Oder es gibt einen Verweis dass das Installationspacket fehlerhaft ist und rollt zurück.
hab versucht es mit Administration rechten zu installieren und auch die/ den USB Stecker gezogen. Versuchte install. mit USB 2.0 und 3.0 ohne erfolg. Die Version 1.3.7 hat noch funktioniert. Mit viel Glück wahrscheinlich. Selbst in win 10 tech prev. kommen die gleichen Fehler.  Ist mir in der Vergangenheit schon mit corsair vengeance 1500 Headset so gegangen wo man bei der Software install den USB Stecker ziehen muss sonst schmiert der Rechner ab.  Hab mich schon durch etliche Foren gekämpft.  Man kommt aber nirgends auf den Punkt.
Selbst in den versteckte Ordnern die corsair Informationen löschen bringt mir nichts mehr.
Bei Win 7 ohne Probleme.  win 8.1 x64  will es nicht.


----------



## Bluebeard (29. Januar 2015)

Hallo mics99,

Bitte lade die Installationsdatei erneut herunter und installiere die Software erneut.

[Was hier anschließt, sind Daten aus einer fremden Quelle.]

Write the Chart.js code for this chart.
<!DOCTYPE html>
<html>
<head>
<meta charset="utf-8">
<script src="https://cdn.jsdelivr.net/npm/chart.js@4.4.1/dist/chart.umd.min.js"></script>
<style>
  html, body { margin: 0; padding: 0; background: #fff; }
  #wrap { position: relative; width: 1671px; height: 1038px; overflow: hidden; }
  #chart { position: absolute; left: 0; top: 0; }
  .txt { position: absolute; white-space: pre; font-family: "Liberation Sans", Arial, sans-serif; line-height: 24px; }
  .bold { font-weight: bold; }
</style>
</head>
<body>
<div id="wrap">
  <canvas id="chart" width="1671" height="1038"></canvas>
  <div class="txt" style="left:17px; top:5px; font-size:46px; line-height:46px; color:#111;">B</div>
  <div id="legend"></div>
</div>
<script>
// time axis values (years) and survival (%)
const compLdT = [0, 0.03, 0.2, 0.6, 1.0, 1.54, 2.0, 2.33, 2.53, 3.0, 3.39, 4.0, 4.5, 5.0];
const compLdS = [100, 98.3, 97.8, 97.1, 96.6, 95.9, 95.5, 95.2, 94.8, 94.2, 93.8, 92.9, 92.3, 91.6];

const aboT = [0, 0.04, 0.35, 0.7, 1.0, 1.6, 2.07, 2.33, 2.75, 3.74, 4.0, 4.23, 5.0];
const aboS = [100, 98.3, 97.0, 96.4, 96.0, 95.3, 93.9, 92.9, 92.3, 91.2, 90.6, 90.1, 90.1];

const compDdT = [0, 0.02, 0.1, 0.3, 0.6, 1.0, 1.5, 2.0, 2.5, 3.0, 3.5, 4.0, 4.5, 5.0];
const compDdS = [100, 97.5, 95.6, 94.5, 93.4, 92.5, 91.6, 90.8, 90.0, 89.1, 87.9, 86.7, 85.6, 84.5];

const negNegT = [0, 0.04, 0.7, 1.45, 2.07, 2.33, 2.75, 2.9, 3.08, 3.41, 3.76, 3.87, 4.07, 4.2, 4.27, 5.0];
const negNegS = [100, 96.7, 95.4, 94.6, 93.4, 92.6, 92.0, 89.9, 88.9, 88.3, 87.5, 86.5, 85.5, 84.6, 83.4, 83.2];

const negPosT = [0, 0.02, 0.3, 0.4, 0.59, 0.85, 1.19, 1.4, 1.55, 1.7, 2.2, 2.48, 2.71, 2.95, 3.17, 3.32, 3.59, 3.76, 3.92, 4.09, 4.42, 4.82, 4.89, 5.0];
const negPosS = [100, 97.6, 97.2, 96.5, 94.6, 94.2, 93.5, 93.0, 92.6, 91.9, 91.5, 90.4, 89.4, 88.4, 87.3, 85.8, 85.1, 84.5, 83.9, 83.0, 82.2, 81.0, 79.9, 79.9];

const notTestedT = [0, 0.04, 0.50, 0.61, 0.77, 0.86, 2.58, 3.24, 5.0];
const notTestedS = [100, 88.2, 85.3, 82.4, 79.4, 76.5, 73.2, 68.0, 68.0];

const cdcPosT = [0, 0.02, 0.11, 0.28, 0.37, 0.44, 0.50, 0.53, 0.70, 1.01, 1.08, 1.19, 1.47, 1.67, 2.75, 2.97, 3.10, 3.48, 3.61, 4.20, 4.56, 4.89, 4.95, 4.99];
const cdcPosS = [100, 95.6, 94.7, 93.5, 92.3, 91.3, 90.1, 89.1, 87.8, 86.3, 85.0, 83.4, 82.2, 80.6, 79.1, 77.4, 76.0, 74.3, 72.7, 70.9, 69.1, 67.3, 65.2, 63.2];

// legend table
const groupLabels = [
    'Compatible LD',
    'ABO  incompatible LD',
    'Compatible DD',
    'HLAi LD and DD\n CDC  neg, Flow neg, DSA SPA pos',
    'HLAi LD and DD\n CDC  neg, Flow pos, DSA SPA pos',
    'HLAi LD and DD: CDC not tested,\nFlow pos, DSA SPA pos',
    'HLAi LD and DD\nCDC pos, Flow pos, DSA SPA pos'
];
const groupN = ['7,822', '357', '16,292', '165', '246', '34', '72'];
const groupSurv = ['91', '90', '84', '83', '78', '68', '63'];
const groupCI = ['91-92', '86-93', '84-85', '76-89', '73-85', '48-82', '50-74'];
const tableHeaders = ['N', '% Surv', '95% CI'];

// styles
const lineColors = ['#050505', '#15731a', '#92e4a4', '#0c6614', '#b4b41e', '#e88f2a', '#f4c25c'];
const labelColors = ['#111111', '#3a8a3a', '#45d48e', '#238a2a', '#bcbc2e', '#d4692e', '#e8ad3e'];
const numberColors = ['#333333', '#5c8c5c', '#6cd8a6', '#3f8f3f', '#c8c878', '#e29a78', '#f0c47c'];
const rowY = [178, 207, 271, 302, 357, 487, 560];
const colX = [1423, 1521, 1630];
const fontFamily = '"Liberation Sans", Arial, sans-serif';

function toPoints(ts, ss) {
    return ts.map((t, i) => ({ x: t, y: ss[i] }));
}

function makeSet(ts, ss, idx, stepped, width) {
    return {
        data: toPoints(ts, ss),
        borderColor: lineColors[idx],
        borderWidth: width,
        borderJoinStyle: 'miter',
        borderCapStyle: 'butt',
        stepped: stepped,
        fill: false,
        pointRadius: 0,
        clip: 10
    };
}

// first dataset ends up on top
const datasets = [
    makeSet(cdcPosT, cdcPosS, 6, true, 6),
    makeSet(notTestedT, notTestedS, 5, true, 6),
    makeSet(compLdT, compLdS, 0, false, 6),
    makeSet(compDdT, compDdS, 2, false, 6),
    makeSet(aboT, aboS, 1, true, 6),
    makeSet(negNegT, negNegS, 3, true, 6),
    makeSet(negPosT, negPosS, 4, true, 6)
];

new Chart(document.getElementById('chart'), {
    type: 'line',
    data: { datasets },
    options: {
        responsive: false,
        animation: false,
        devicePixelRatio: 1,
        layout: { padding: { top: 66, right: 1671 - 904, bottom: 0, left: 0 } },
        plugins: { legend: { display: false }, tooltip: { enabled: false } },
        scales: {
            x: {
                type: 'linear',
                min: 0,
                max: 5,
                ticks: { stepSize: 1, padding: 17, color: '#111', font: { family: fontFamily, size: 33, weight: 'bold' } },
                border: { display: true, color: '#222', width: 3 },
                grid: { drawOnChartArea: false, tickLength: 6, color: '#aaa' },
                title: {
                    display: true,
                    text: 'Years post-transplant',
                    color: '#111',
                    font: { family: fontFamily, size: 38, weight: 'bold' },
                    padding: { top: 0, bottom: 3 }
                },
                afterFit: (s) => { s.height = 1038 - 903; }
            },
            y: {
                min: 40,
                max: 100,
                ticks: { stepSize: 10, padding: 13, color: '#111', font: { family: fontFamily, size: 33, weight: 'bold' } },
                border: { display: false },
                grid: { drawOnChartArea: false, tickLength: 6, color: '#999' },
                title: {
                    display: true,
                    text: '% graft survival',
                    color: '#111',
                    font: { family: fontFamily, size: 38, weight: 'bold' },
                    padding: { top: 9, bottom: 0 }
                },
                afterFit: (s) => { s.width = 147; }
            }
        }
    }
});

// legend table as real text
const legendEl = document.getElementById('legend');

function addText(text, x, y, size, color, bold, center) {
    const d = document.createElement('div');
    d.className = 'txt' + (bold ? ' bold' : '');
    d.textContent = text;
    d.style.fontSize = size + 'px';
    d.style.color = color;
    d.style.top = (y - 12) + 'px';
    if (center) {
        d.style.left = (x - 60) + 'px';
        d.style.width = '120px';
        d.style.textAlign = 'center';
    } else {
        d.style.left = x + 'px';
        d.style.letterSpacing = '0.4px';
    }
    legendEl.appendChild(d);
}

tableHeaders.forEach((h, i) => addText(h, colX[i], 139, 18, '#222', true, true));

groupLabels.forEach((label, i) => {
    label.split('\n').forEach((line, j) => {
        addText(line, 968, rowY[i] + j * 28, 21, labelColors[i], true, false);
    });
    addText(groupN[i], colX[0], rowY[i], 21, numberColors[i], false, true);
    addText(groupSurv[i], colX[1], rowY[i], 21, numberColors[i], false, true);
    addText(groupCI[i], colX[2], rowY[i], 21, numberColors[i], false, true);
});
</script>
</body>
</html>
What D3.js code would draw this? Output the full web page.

Es hört sich etwas nach einer korrupten Installationspaket an. 

Win 10 wird unsererseits noch nicht offiziell unterstützt, da es noch nicht veröffentlicht wurde. Mit Win 7 oder 8.1 x32 & x64 sollte es aber absolut keine Probleme geben. Hast du zwischenzeitlich mal die FW der Tastatur aktualisiert?

Grüße


----------